What Growing Costs Mean for the Future of U.S. Air Travel
The mounting price tag of delays for U.S. travelers is influencing how policymakers, airlines, and airports prioritize investments. Federal planning documents for the modernization of the national airspace system highlight reduced travel time, fewer delays, and avoided cancellations as central benefits, with projected economic gains measured in tens of billions of dollars over coming decades.
Airport authorities are also using delay and on time performance data to make the case for expanded runway capacity, upgraded taxiways, and improved terminal infrastructure. Separately, airlines are increasingly deploying new analytics to predict congestion, adjust schedules, and reroute aircraft before minor disruptions cascade into system wide breakdowns. Research applying network science to airline operations has shown that reducing a small number of highly disruptive bottlenecks can significantly cut overall delay propagation.
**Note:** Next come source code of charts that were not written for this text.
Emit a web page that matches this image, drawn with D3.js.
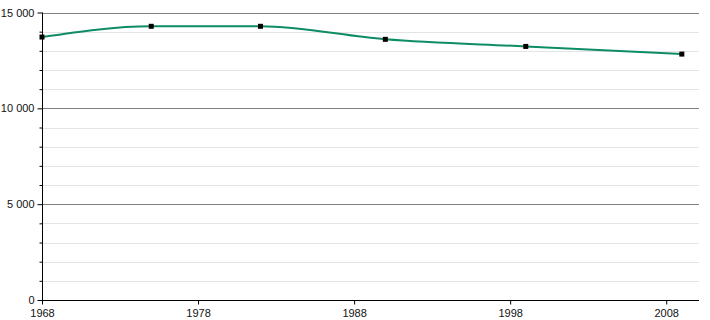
<!DOCTYPE html>
<html lang="fr">
<head>
<meta charset="UTF-8">
<title>Population</title>
<script src="https://d3js.org/d3.v7.min.js"></script>
<style>
  body { margin: 0; background: #fff; }
  text { font-family: "Liberation Sans", Arial, sans-serif; font-size: 11px; fill: #111; }
</style>
</head>
<body>
<script>
const years = [1968, 1975, 1982, 1990, 1999, 2009];
const population = [13720, 14280, 14280, 13600, 13230, 12830];
const xTickYears = [1968, 1978, 1988, 1998, 2008];
const majorTicks = [0, 5000, 10000, 15000];

const w = 710, h = 320;
const margin = {left: 42, right: 11, top: 12.5, bottom: 20};

const svg = d3.select("body").append("svg")
    .attr("width", w)
    .attr("height", h);

const x = d3.scaleLinear()
    .domain([1968, 2010.1])
    .range([margin.left, w - margin.right]);

const y = d3.scaleLinear()
    .domain([0, 15000])
    .range([h - margin.bottom, margin.top]);

const fmtSp = v => d3.format(",")(v).replace(/,/g, " ");

// minor grid
svg.append("g")
    .selectAll("line")
    .data(d3.range(1000, 15000, 1000).filter(v => v % 5000 !== 0))
    .join("line")
    .attr("x1", margin.left).attr("x2", w - margin.right)
    .attr("y1", d => Math.round(y(d)) + 0.5).attr("y2", d => Math.round(y(d)) + 0.5)
    .attr("stroke", "#e4e4e4");

// major grid
svg.append("g")
    .selectAll("line")
    .data(majorTicks.slice(1))
    .join("line")
    .attr("x1", margin.left).attr("x2", w - margin.right)
    .attr("y1", d => Math.round(y(d)) + 0.5).attr("y2", d => Math.round(y(d)) + 0.5)
    .attr("stroke", "#808080");

// y axis minor ticks
const yMinor = d3.axisLeft(y)
    .tickValues(d3.range(0, 15001, 1000).filter(v => v % 5000 !== 0))
    .tickSize(3)
    .tickFormat("");
svg.append("g")
    .attr("transform", `translate(${margin.left + 0.5},0)`)
    .call(yMinor)
    .call(g => g.select(".domain").remove())
    .call(g => g.selectAll("line").attr("stroke", "#000"));

// y axis major
const yAxis = d3.axisLeft(y)
    .tickValues(majorTicks)
    .tickSize(5)
    .tickPadding(3)
    .tickFormat(fmtSp);
svg.append("g")
    .attr("transform", `translate(${margin.left + 0.5},0)`)
    .call(yAxis)
    .call(g => g.select(".domain").attr("d", `M0,${y(15000)}V${y(0)}`).attr("stroke", "#000"))
    .call(g => g.selectAll("text").attr("font-size", null).attr("font-family", null).attr("fill", "#111"));

// x axis
const xAxis = d3.axisBottom(x)
    .tickValues(xTickYears)
    .tickSize(4)
    .tickPadding(5)
    .tickFormat(d3.format("d"));
svg.append("g")
    .attr("transform", `translate(0,${Math.round(y(0)) + 0.5})`)
    .call(xAxis)
    .call(g => g.select(".domain").attr("d", `M${margin.left},0H${w - margin.right}`).attr("stroke", "#000"))
    .call(g => g.selectAll("text").attr("font-size", null).attr("font-family", null).attr("fill", "#111"));

// line
const data = years.map((yr, i) => [yr, population[i]]);
const line = d3.line()
    .x(d => x(d[0]))
    .y(d => y(d[1]))
    .curve(d3.curveMonotoneX);

svg.append("path")
    .datum(data)
    .attr("fill", "none")
    .attr("stroke", "#0e8c66")
    .attr("stroke-width", 2)
    .attr("d", line);

svg.append("g")
    .selectAll("rect")
    .data(data)
    .join("rect")
    .attr("x", d => x(d[0]) - 2.5)
    .attr("y", d => y(d[1]) - 2.5)
    .attr("width", 5)
    .attr("height", 5)
    .attr("fill", "#000");
</script>
</body>
</html>
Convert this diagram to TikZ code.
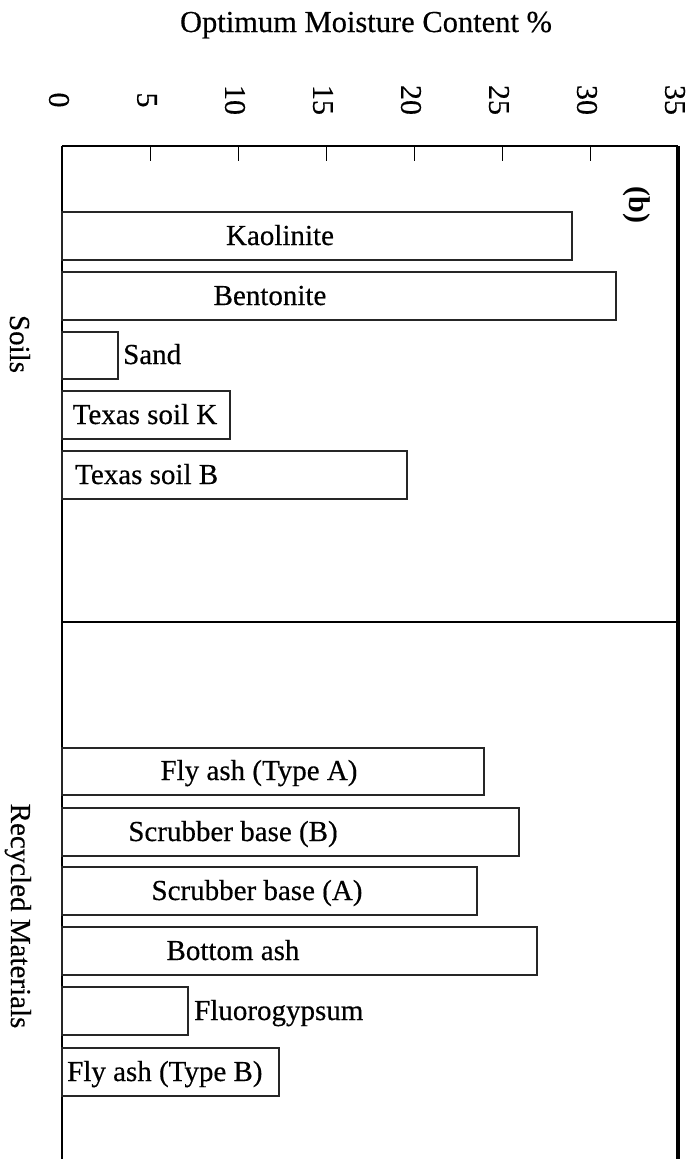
\documentclass[tikz,border=0pt]{standalone}
\usepackage{fontspec}
\setmainfont{Liberation Serif}[UprightFeatures={FakeBold=0.4}]
\begin{document}
\begin{tikzpicture}[x=1pt,y=-1pt,
  lbl/.style={font=\fontsize{29}{34}\selectfont, inner sep=0pt},
  ticklbl/.style={font=\fontsize{30}{34}\selectfont, inner sep=0pt, rotate=-90},
  barbox/.style={draw=black!85, line width=1.2pt},
  framethin/.style={line width=1.8pt},
  tickline/.style={line width=1pt}]
\useasboundingbox (0,0) rectangle (694,1159);
% frame
\draw[framethin] (62,146) -- (678,146);
\draw[line width=2.7pt] (62,146) -- (62,1159);
\draw[line width=3.2pt] (678,146) -- (678,1159);
\draw[framethin] (62,622) -- (678,622);
% ticks and tick labels
\foreach \i in {1,...,6} {\draw[tickline] ({62+88*\i},146) -- ({62+88*\i},161);}
\foreach \i/\v in {0/0,1/5,2/10,3/15,4/20,5/25,6/30,7/35} {
  \node[ticklbl] (t\i) at ({59+88*\i},100) {\v};
}
\node[lbl, anchor=base, font=\fontsize{30.5}{34}\selectfont] (title) at (366,32) {Optimum Moisture Content \%};
\node[lbl, rotate=-90, font=\fontsize{30}{34}\selectfont\bfseries] (panel) at (637,205) {(b)};
% side labels
\node[lbl, rotate=-90, anchor=base] (soils) at (10,344) {Soils};
\node[lbl, rotate=-90, anchor=base] (recyc) at (11,916) {Recycled Materials};
% bars
\draw[barbox] (62,212) rectangle (572,260);
\draw[barbox] (62,272) rectangle (616,320);
\draw[barbox] (62,332) rectangle (118,379);
\draw[barbox] (62,391) rectangle (230,439);
\draw[barbox] (62,451) rectangle (407,499);
\draw[barbox] (62,748) rectangle (484,795);
\draw[barbox] (62,808) rectangle (519,856);
\draw[barbox] (62,867) rectangle (477,915);
\draw[barbox] (62,927) rectangle (537,975);
\draw[barbox] (62,987) rectangle (188,1035);
\draw[barbox] (62,1048) rectangle (279,1096);
% bar labels
\node[lbl, anchor=base] (kao) at (280,245) {Kaolinite};
\node[lbl, anchor=base] (ben) at (270,305) {Bentonite};
\node[lbl, anchor=base west] (sand) at (123,364) {Sand};
\node[lbl, anchor=base] (txk) at (145,424) {Texas soil K};
\node[lbl, anchor=base west] (txb) at (75,484) {Texas soil B};
\node[lbl, anchor=base] (fla) at (259,780) {Fly ash (Type A)};
\node[lbl, anchor=base] (scb) at (233,841) {Scrubber base (B)};
\node[lbl, anchor=base] (sca) at (257,900) {Scrubber base (A)};
\node[lbl, anchor=base] (bot) at (233,960) {Bottom ash};
\node[lbl, anchor=base west] (flu) at (194,1020) {Fluorogypsum};
\node[lbl, anchor=base west] (flb) at (67,1081) {Fly ash (Type B)};
\end{tikzpicture}
\end{document}
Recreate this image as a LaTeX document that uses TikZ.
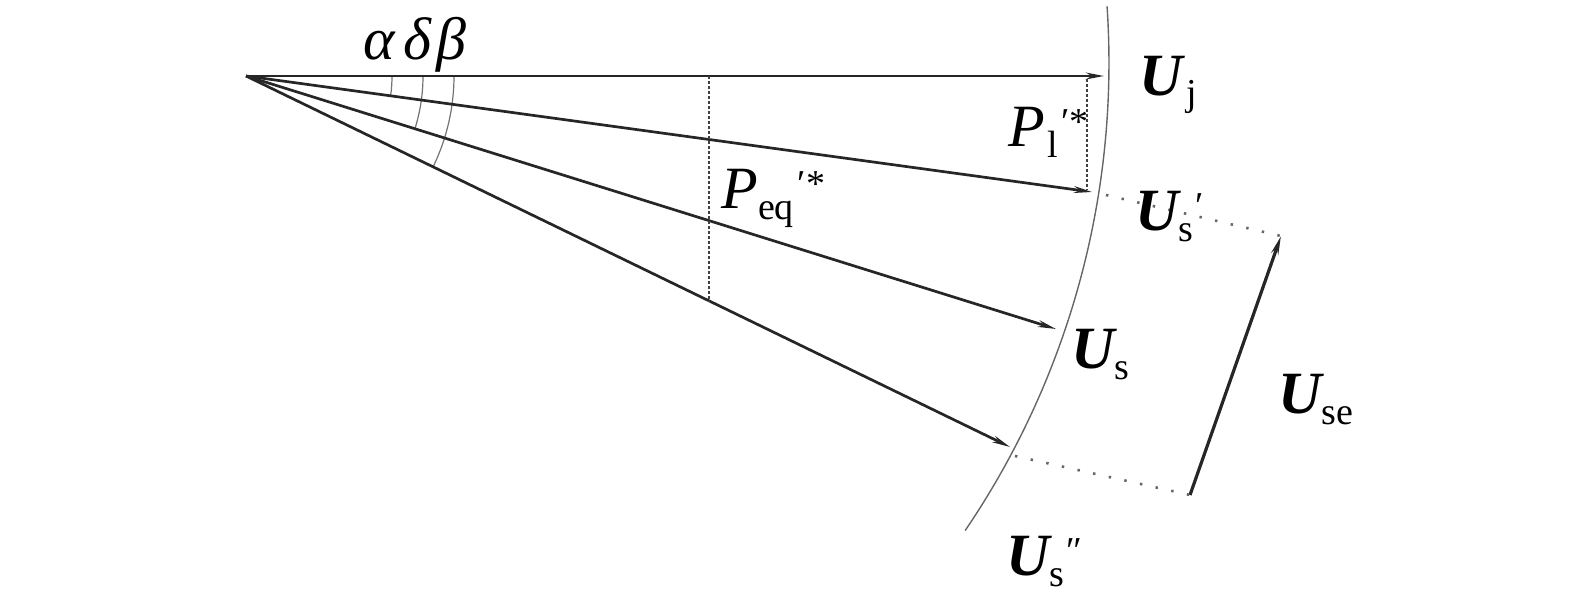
\documentclass[tikz,border=0pt]{standalone}
\usepackage{fontspec}
\setmainfont{Liberation Serif}
\usetikzlibrary{arrows.meta,calc}
\newcommand{\Ubf}{{\bfseries\itshape U}}
\newcommand{\lbsub}[1]{\raisebox{-5.5pt}{\fontsize{19}{21}\selectfont #1}}
\newcommand{\lbsup}[1]{\raisebox{6pt}{\fontsize{19}{21}\selectfont #1}}
\tikzset{
  vec/.style={line width=1.35pt, draw=black!85, -{Stealth[length=9pt,width=3.4pt]}},
  dsh/.style={line width=1.1pt, draw=black!75, dash pattern=on 1.5pt off 1pt},
  dts/.style={line width=1.3pt, draw=black!60, dash pattern=on 1.2pt off 6.8pt},
  thin arc/.style={line width=0.6pt, draw=black!55},
  lbl/.style={anchor=base west, inner sep=0pt, font=\fontsize{30}{34}\selectfont}
}
\begin{document}
\begin{tikzpicture}[x=0.5pt,y=-0.5pt]
\useasboundingbox (0,0) rectangle (1575,605);
% key points
\coordinate (O) at (246,76);
\coordinate (C) at (277,63);
\coordinate (Uj) at (1104,76);
\coordinate (Us1) at (1092,192);
\coordinate (Us) at (1056,329);
\coordinate (Us2) at (1010,447);
\coordinate (SeTop) at (1281,236);
\coordinate (SeBot) at (1190,495);
\coordinate (D1a) at (1106,195);
\coordinate (D2a) at (1015,456);
\coordinate (Pq1) at (709,76);
\coordinate (Pq2) at (709,302);
\coordinate (Pl1) at (1087,79);
\coordinate (Pl2) at (1087,190);
% big arc
\draw[line width=0.7pt, draw=black!60] ($(C)+(-3.9:832)$) arc[start angle=-3.9, end angle=34.2, radius=832];
% angle arcs
\draw[thin arc] ($(O)+(0:146)$) arc[start angle=0, end angle=7.83, radius=146];
\draw[thin arc] ($(O)+(0:177)$) arc[start angle=0, end angle=17.43, radius=177];
\draw[thin arc] ($(O)+(0:208)$) arc[start angle=0, end angle=25.84, radius=208];
% vectors
\draw[vec] (O) -- (Uj);
\draw[vec] (O) -- (Us1);
\draw[vec] (O) -- (Us);
\draw[vec] (O) -- (Us2);
\draw[vec, line width=1.6pt] (SeBot) -- (SeTop);
% dashed
\draw[dsh] (Pq1) -- (Pq2);
\draw[dsh] (Pl1) -- (Pl2);
% dotted
\draw[dts] (D1a) -- (SeTop);
\draw[dts] (D2a) -- (SeBot);
% labels
\node[lbl] (la) at (363,60) {\itshape α};
\node[lbl] (ld) at (403,60) {\itshape δ};
\node[lbl] (lb) at (436,60) {\itshape β};
\node[lbl] (lUj) at (1139,95) {\Ubf\kern2pt\lbsub{j}};
\node[lbl] (lP1) at (1008,146) {\itshape P\kern1pt\lbsub{\upshape l}\kern2pt\lbsup{\upshape ′*}};
\node[lbl] (lUs1) at (1135,230) {\Ubf\lbsub{s}\kern1pt\lbsup{′}};
\node[lbl] (lPeq) at (721,208) {\itshape P\lbsub{\upshape eq}\kern2pt\lbsup{\upshape ′*}};
\node[lbl] (lUs) at (1071,368) {\Ubf\lbsub{s}};
\node[lbl] (lUse) at (1278,413) {\Ubf\lbsub{se}};
\node[lbl] (lUs2) at (1006,575) {\Ubf\lbsub{s}\kern1pt\lbsup{″}};
\end{tikzpicture}
\end{document}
For travelers, however, the day to day experience remains shaped by crowded skies and tight schedules. Consumer surveys conducted by travel research firms continue to show that flight delays rank among the most frustrating aspects of air travel, eroding trust and pushing some passengers to consider alternatives such as video conferencing, rail, or driving for shorter routes. If the current trajectory of disruptions and hidden costs continues, analysts suggest it could gradually dampen demand growth on marginal routes and shift leisure travelers toward destinations perceived as easier to reach.
As the busy summer travel season approaches, the 18 billion dollars in annual hidden costs serves as a stark indicator of how much value is at stake. Whether through regulatory changes, infrastructure upgrades, or operational improvements, the contest over who ultimately pays for America’s chronic flight delays is likely to remain a central issue in aviation policy debates for years to come.